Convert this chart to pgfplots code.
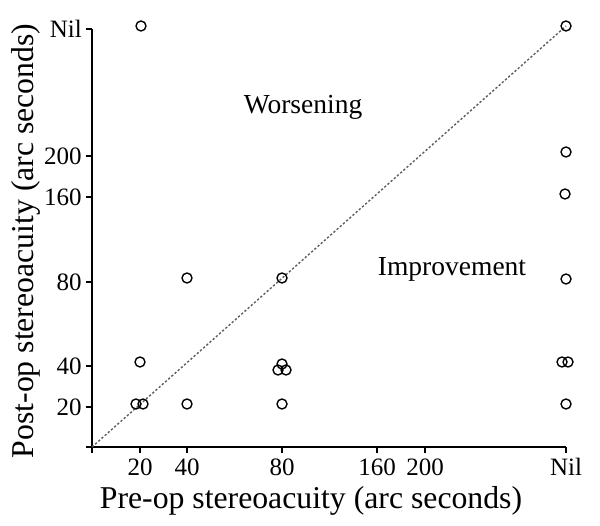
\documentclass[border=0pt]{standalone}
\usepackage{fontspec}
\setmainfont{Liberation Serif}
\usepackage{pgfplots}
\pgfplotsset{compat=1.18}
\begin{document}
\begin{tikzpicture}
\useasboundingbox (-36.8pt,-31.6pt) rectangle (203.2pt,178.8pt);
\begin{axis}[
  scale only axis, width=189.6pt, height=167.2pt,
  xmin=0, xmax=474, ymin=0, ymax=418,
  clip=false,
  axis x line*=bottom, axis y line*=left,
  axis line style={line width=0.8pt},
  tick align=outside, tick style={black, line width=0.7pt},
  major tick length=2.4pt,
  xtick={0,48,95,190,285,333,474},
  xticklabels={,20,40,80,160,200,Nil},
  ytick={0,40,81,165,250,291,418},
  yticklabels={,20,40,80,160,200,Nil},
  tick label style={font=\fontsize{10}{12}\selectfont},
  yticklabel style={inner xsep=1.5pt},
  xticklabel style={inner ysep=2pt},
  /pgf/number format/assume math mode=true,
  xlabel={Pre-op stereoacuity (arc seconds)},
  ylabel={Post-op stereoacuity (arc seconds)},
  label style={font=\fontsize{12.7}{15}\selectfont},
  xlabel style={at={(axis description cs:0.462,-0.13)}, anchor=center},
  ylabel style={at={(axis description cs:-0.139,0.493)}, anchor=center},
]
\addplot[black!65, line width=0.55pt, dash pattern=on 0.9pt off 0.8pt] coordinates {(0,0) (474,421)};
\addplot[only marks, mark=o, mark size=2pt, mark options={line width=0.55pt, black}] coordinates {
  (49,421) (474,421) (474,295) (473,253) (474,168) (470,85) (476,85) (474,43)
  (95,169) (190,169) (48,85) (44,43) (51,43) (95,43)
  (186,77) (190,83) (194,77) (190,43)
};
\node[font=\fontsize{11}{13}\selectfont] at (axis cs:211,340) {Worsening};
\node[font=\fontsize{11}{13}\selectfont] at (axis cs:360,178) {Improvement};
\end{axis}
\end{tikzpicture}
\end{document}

> WHAT THE TASK REQUIRES
Reproduce all of the material exactly, apart from the pictures.

> EXERCISE OUTPUT
Convert this chart to pgfplots code.
\documentclass[border=0pt]{standalone}
\usepackage{fontspec}
\setmainfont{Liberation Serif}
\usepackage{pgfplots}
\pgfplotsset{compat=1.18}
\begin{document}
\begin{tikzpicture}
\useasboundingbox (-36.8pt,-31.6pt) rectangle (203.2pt,178.8pt);
\begin{axis}[
  scale only axis, width=189.6pt, height=167.2pt,
  xmin=0, xmax=474, ymin=0, ymax=418,
  clip=false,
  axis x line*=bottom, axis y line*=left,
  axis line style={line width=0.8pt},
  tick align=outside, tick style={black, line width=0.7pt},
  major tick length=2.4pt,
  xtick={0,48,95,190,285,333,474},
  xticklabels={,20,40,80,160,200,Nil},
  ytick={0,40,81,165,250,291,418},
  yticklabels={,20,40,80,160,200,Nil},
  tick label style={font=\fontsize{10}{12}\selectfont},
  yticklabel style={inner xsep=1.5pt},
  xticklabel style={inner ysep=2pt},
  /pgf/number format/assume math mode=true,
  xlabel={Pre-op stereoacuity (arc seconds)},
  ylabel={Post-op stereoacuity (arc seconds)},
  label style={font=\fontsize{12.7}{15}\selectfont},
  xlabel style={at={(axis description cs:0.462,-0.13)}, anchor=center},
  ylabel style={at={(axis description cs:-0.139,0.493)}, anchor=center},
]
\addplot[black!65, line width=0.55pt, dash pattern=on 0.9pt off 0.8pt] coordinates {(0,0) (474,421)};
\addplot[only marks, mark=o, mark size=2pt, mark options={line width=0.55pt, black}] coordinates {
  (49,421) (474,421) (474,295) (473,253) (474,168) (470,85) (476,85) (474,43)
  (95,169) (190,169) (48,85) (44,43) (51,43) (95,43)
  (186,77) (190,83) (194,77) (190,43)
};
\node[font=\fontsize{11}{13}\selectfont] at (axis cs:211,340) {Worsening};
\node[font=\fontsize{11}{13}\selectfont] at (axis cs:360,178) {Improvement};
\end{axis}
\end{tikzpicture}
\end{document}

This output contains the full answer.